● Written task
Every line below that holds the string "matplotlib" should be copied out.

● Input rows
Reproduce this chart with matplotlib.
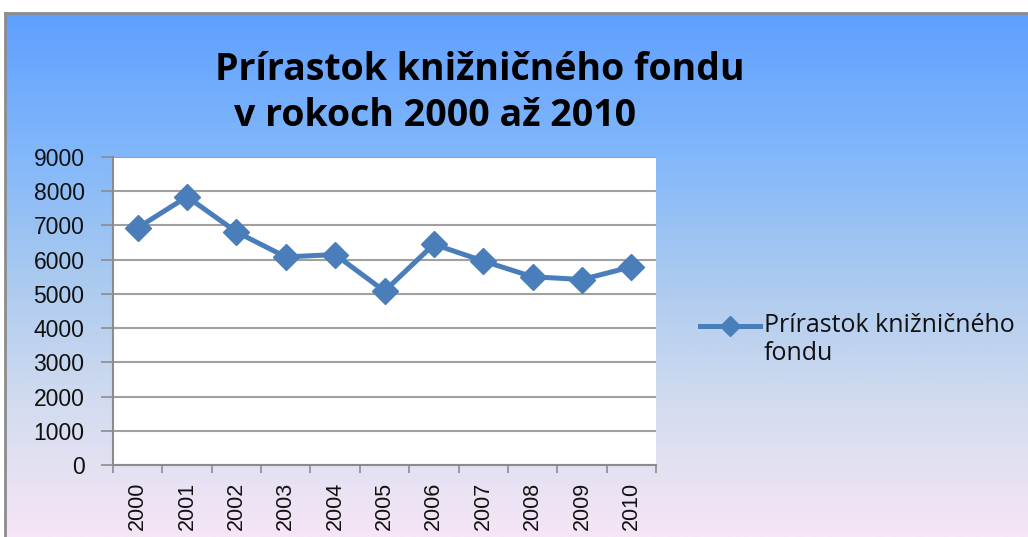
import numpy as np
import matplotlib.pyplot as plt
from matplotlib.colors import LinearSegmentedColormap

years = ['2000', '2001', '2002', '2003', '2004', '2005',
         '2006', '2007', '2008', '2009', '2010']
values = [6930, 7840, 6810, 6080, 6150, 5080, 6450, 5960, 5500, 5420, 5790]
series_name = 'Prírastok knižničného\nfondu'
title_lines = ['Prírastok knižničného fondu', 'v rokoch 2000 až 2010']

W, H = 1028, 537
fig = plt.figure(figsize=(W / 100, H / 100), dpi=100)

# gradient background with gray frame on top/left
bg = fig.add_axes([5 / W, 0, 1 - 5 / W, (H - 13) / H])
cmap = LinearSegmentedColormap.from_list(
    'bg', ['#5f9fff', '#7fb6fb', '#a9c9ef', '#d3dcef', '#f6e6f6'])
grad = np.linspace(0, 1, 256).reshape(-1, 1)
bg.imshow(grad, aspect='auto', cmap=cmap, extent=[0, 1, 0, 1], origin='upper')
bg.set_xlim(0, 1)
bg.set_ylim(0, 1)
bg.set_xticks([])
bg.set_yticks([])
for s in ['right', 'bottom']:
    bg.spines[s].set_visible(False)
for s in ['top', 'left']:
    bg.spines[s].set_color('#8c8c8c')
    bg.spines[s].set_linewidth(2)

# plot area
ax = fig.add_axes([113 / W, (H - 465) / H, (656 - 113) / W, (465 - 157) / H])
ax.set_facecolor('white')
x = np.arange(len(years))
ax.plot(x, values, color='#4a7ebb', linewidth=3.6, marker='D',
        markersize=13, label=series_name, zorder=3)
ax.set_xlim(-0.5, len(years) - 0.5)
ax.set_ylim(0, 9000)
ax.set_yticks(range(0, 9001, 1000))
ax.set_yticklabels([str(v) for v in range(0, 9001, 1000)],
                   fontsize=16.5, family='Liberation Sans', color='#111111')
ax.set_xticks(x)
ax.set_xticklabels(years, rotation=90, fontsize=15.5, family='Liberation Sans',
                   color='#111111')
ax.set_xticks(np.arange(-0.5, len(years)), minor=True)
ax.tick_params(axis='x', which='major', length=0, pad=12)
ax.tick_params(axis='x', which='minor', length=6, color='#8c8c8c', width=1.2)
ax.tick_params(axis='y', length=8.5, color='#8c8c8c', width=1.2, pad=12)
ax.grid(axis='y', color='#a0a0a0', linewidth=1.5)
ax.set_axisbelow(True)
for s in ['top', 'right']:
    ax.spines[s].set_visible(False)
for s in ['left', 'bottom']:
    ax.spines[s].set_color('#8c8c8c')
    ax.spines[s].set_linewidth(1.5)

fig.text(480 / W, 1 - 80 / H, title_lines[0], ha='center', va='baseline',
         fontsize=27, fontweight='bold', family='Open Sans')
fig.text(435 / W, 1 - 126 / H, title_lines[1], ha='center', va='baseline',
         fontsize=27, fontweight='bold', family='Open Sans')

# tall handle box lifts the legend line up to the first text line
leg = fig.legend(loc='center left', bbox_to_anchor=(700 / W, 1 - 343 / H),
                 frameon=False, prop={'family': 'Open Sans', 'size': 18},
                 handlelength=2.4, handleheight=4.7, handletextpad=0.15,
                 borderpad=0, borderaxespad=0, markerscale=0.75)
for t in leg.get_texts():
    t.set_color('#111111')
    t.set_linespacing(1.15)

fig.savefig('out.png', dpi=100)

--

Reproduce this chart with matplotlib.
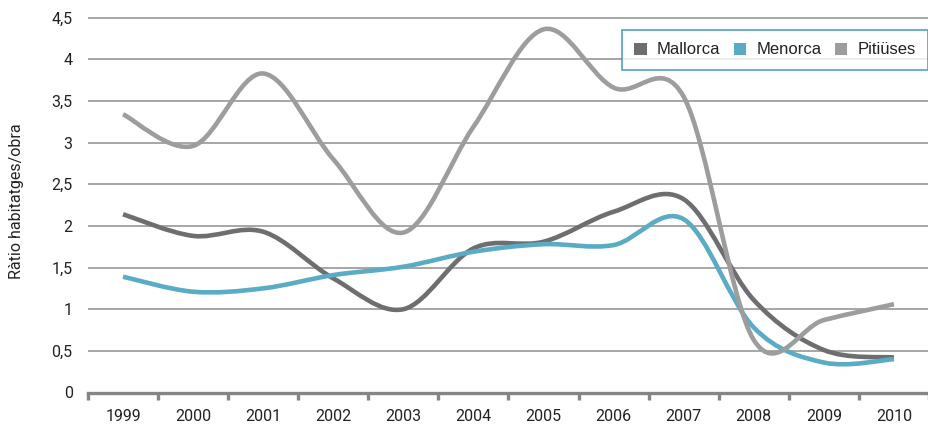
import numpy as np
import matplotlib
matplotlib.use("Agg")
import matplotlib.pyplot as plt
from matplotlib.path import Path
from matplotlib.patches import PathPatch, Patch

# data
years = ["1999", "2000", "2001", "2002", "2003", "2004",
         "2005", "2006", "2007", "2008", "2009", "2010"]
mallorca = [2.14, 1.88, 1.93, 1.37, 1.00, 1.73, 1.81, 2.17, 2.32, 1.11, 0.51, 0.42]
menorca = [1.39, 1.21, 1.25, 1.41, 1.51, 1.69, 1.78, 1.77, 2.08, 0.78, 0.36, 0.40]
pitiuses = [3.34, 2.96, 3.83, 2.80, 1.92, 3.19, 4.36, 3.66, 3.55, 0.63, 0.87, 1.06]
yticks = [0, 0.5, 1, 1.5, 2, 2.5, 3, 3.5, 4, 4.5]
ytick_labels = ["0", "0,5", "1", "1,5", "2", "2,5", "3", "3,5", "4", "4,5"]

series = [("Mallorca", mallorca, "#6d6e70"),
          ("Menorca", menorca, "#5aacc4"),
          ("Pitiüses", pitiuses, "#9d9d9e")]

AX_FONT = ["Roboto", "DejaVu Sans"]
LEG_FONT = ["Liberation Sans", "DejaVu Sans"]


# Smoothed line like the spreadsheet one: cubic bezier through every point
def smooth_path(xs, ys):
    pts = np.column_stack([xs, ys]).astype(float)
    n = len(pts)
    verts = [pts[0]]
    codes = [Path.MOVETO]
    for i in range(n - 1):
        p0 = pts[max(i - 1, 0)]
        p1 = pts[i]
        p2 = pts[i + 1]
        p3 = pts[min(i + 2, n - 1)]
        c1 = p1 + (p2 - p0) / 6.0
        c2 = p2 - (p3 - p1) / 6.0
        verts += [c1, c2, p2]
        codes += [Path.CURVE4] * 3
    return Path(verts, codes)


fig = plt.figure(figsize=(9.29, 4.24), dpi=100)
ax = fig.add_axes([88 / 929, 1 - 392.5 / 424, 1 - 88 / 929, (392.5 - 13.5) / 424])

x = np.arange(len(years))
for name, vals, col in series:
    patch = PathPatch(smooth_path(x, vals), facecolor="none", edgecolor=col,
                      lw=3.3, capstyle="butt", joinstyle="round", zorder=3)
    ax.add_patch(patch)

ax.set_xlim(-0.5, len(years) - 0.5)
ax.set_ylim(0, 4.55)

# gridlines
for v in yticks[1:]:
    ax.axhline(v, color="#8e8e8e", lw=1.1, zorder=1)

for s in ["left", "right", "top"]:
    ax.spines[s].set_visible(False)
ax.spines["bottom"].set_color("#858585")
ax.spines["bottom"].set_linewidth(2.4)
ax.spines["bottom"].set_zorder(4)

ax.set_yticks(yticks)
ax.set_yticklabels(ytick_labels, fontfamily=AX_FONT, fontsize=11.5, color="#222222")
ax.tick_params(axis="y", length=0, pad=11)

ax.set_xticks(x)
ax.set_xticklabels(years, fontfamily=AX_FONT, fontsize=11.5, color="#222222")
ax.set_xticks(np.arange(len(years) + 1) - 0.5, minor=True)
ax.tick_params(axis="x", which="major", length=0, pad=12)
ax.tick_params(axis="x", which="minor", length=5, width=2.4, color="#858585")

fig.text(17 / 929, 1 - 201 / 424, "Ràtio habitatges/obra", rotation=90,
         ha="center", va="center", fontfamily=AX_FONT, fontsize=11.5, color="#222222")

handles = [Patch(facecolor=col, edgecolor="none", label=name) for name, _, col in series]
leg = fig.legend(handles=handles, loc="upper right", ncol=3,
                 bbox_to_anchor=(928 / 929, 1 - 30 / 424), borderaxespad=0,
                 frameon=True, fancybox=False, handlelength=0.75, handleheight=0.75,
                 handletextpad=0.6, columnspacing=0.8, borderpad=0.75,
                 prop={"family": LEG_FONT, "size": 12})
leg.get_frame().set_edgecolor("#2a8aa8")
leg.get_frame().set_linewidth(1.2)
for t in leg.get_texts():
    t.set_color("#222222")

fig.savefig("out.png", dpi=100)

● Answer to the problem
Reproduce this chart with matplotlib.
import matplotlib.pyplot as plt
from matplotlib.colors import LinearSegmentedColormap
Reproduce this chart with matplotlib.
import matplotlib
matplotlib.use("Agg")
import matplotlib.pyplot as plt
from matplotlib.path import Path
from matplotlib.patches import PathPatch, Patch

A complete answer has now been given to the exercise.